The primary objective of personal life insurance is to provide final expenses and protect beneficiaries from an income loss or debt burden in the event of a family member’s death. However, permanent life insurance policies build cash values that can be tapped for use at retirement or if an emergency arises. Whole life and variable universal life (VUL), if properly funded, both deliver the means to accumulate cash that can be accessed when needed via policy loan provisions or direct withdrawals.

Whole Life Policies

Whole life policies are typically among the most expensive policies to purchase. The cost of insurance is determined by the age and health of the applicant. Tobacco use also increases premiums charged for coverage. As a rule of thumb, younger policyholders pay smaller premiums than older insureds. A 25-year-old male nonsmoker might pay about $900 annually for a policy with a $100,000 death benefit, whereas a 40-year-old male smoker might expect to pay $1,800 per year for the same face amount. Part of the annual premium charged is applied toward the pure cost of insurance, commissions and administrative costs, while the balance is left to grow at fixed interest rates determined by the issuer.

In the first few years of a whole life policy, cash values accumulate slowly. It takes several years, with interest rates at historic lows in 2016, to reach a breakeven point, when total premiums paid equals the cash surrender value of the policy. At any point in time, however, the equity in the policy can be accessed by loan or by withdrawal. Level premiums established at the time of issuance may also be enhanced by the payment of dividends from a mutual insurance company whose policyholders share in ownership.

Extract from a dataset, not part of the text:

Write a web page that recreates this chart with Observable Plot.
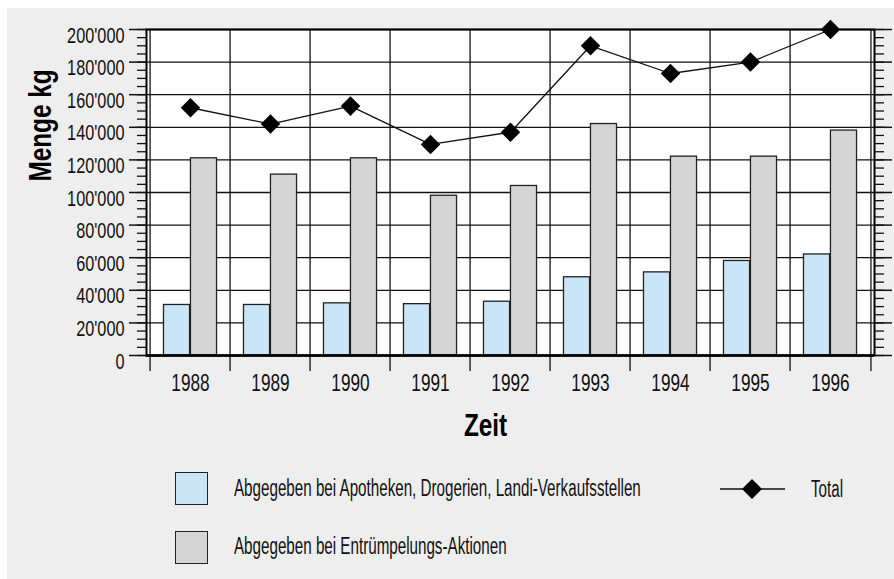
<!DOCTYPE html>
<html><head><meta charset="utf-8">
<script src="https://cdn.jsdelivr.net/npm/d3@7"></script>
<script src="https://cdn.jsdelivr.net/npm/@observablehq/plot@0.6"></script>
<style>
body{margin:0;background:#fff;}
#wrap{position:relative;width:894px;height:579px;overflow:hidden;}
#bg{position:absolute;left:7px;top:8px;right:0;bottom:0;background:#eeeeee;}
#chart{position:absolute;left:0;top:0;}
.lg{position:absolute;font-family:"Liberation Sans",Arial,sans-serif;font-size:23px;line-height:23px;color:#111;white-space:nowrap;transform-origin:0 50%;transform:scaleX(0.66);}
.sw{position:absolute;box-sizing:border-box;width:33px;height:33px;border:1.5px solid #222;}
</style></head>
<body><div id="wrap"><div id="bg"></div><div id="chart"></div><div id="legend"></div></div>
<script>
// ---- data ----
const years = ["1988","1989","1990","1991","1992","1993","1994","1995","1996"];
const apotheken = [31000, 31000, 32000, 31500, 33000, 48000, 51000, 58000, 62000];
const entruempelung = [121000, 111000, 121000, 98000, 104000, 142000, 122000, 122000, 138000];
const total = [152000, 142000, 153000, 129500, 137000, 190000, 173000, 180000, 200000];
const yMajorTicks = [0, 20000, 40000, 60000, 80000, 100000, 120000, 140000, 160000, 180000, 200000];
const seriesLabels = ["Abgegeben bei Apotheken, Drogerien, Landi-Verkaufsstellen", "Abgegeben bei Entrümpelungs-Aktionen", "Total"];
const yTitle = "Menge kg";
const xTitle = "Zeit";

// ---- layout ----
const W = 894, H = 460;
const mL = 146, mR = 20, mT = 29, mB = H - 355;
const bw = (W - mL - mR) / years.length;
const blue = "#c9e5f7", grey = "#d4d4d4";
const font = '"Liberation Sans",Arial,sans-serif';
const data = years.map((y, i) => ({year: y, a: apotheken[i], e: entruempelung[i], t: total[i]}));
const fmt = d3.formatLocale({decimal: ".", thousands: "'", grouping: [3], currency: ["", ""]}).format(",");
const minorTicks = d3.range(0, 200001, 5000);
const diamond = {draw(ctx, size) { const r = Math.sqrt(size) * 0.62625; ctx.moveTo(0, -r); ctx.lineTo(r, 0); ctx.lineTo(0, r); ctx.lineTo(-r, 0); ctx.closePath(); }};

const plot = Plot.plot({
  width: W, height: H, marginLeft: mL, marginRight: mR, marginTop: mT, marginBottom: mB,
  style: {background: "transparent", fontFamily: font, fontSize: "22px", color: "#111", overflow: "visible"},
  x: {type: "band", domain: years, padding: 0, axis: null},
  y: {domain: [0, 200000], axis: null},
  marks: [
    Plot.frame({fill: "white"}),
    Plot.ruleY(yMajorTicks, {stroke: "#111", strokeWidth: 1.3}),
    Plot.ruleX(years, {x: d => d, dx: -bw / 2, insetBottom: -16, stroke: "#111", strokeWidth: 1.3}),
    Plot.ruleX(years.slice(-1), {x: d => d, dx: bw / 2, insetBottom: -16, stroke: "#111", strokeWidth: 1.3}),
    Plot.barY(data, {x: "year", y: "a", fill: blue, stroke: "#222", strokeWidth: 1.3, insetLeft: bw / 6, insetRight: bw / 2}),
    Plot.barY(data, {x: "year", y: "e", fill: grey, stroke: "#222", strokeWidth: 1.3, insetLeft: bw / 2, insetRight: bw / 6}),
    Plot.frame({stroke: "#000", strokeWidth: 2}),
    Plot.ruleY([0], {stroke: "#000", strokeWidth: 2.5}),
    Plot.line(data, {x: "year", y: "t", stroke: "#111", strokeWidth: 1.3}),
    Plot.dot(data, {x: "year", y: "t", symbol: diamond, r: 8.8, fill: "#000", stroke: "none"}),
    Plot.axisY({anchor: "left", ticks: minorTicks, tickSize: 9, tickFormat: () => "", strokeWidth: 1.3, label: null}),
    Plot.axisY({anchor: "left", ticks: yMajorTicks, tickSize: 17, tickFormat: () => "", strokeWidth: 1.5, label: null}),
    Plot.axisY({anchor: "right", ticks: minorTicks, tickSize: 9, tickFormat: () => "", strokeWidth: 1.3, label: null}),
    Plot.axisY({anchor: "right", ticks: yMajorTicks, tickSize: 17, tickFormat: () => "", strokeWidth: 1.5, label: null}),
    Plot.text(yMajorTicks, {y: d => d, frameAnchor: "left", text: d => fmt(d), textAnchor: "end", dx: -22, dy: 6, fontSize: 22, fill: "#111"}),
    Plot.text(years, {x: d => d, frameAnchor: "bottom", text: d => d, dy: 35, fontSize: 23, fill: "#111"}),
    Plot.text([yTitle], {frameAnchor: "left", rotate: -90, dx: -106, dy: -11, fontSize: 32, fontWeight: "bold", fill: "#000"}),
    Plot.text([xTitle], {frameAnchor: "bottom", dx: -25, dy: 80, fontSize: 32, fontWeight: "bold", fill: "#000"})
  ]
});
document.getElementById("chart").appendChild(plot);

// condense the text glyphs (the original uses a condensed typeface)
const svgRoot = plot.tagName === "svg" ? plot : plot.querySelector("svg");
const condense = [0.74, 0.75, 0.76, 0.76];
svgRoot.querySelectorAll('g[aria-label="text"]').forEach((g, i) => {
  const s = condense[i] ?? 1;
  g.querySelectorAll("text").forEach(t => {
    const tr = t.getAttribute("transform") || "";
    t.setAttribute("transform", tr + ` scale(${s},1)`);
  });
});

// ---- legend (HTML) ----
const lg = document.getElementById("legend");
function sw(color, top) {
  const d = document.createElement("div"); d.className = "sw";
  d.style.left = "175px"; d.style.top = top + "px"; d.style.background = color; lg.appendChild(d);
}
function lbl(text, left, top) {
  const d = document.createElement("div"); d.className = "lg"; d.textContent = text;
  d.style.left = left + "px"; d.style.top = top + "px"; lg.appendChild(d);
}
sw(blue, 472); sw(grey, 531);
lbl(seriesLabels[0], 234, 477);
lbl(seriesLabels[1], 234, 535);
lbl(seriesLabels[2], 811, 478);
const ns = "http://www.w3.org/2000/svg";
const s = document.createElementNS(ns, "svg");
s.setAttribute("width", 70); s.setAttribute("height", 24);
s.style.position = "absolute"; s.style.left = "717px"; s.style.top = "477px";
s.innerHTML = '<line x1="3" x2="68" y1="12" y2="12" stroke="#111" stroke-width="1.5"/><path d="M35,2L45,12L35,22L25,12Z" fill="#000"/>';
lg.appendChild(s);
</script>
</body></html>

In addition, some policies offer paid-up additional insurance options that allow policyholders to contribute additional dollars, increasing the death benefit and earning interest. Unabated, whole life cash values can grow to considerable sums, largely dependent on the number of years that premiums are paid and the internal rate of return offered by the insurance carrier.

Variable Universal Life

Policyholders with an appetite for risk can opt for a VUL policy. These contracts allow flexible payments and offer the availability of a separate account in which premiums are invested in mutual funds. Unlike whole life policies, cash values invested in the separate account are neither fixed nor backed by the financial strength of the insurer. Rather, funds directed toward mutual fund sub-accounts are subject to investment risk. The primary advantage of VUL policies stems from participation in equity or debt markets, which, over time, may outperform fixed rates determined by the insurance company.

Compared to whole life policies that may credit premiums with a 4% interest rate, cash values grow faster in a VUL equity portfolio that annually averages a 7% return over the life of the policy. A 30-year-old female nonsmoker can contribute $100 per month to a whole life or VUL policy for 35 years. The difference in accumulated cash value is substantial if the VUL sub-accounts manage to outpace the fixed interest rate credited to whole life premiums.

Without considering policy and insurance costs, the difference in accumulated value of regular $100 monthly contributions over a 35-year period would amount to more than $85,000 if the VUL portfolio averaged a 7% return, while the fixed option averaged 4%. Lengthy time horizons and moderate risk tolerances behoove policyholders who wish to utilize VUL policies as a supplemental cash-accumulation vehicle.

Key Takeaways

  • Permanent life insurance policies are designed to pay a death benefit. Such policies are not marketed as savings or retirement funding vehicles. However, cash values subject to fixed rates or favorable investment returns may adequately complement individual retirement accounts (IRA) or non-qualified deposits accounts, providing liquidity and income when needed.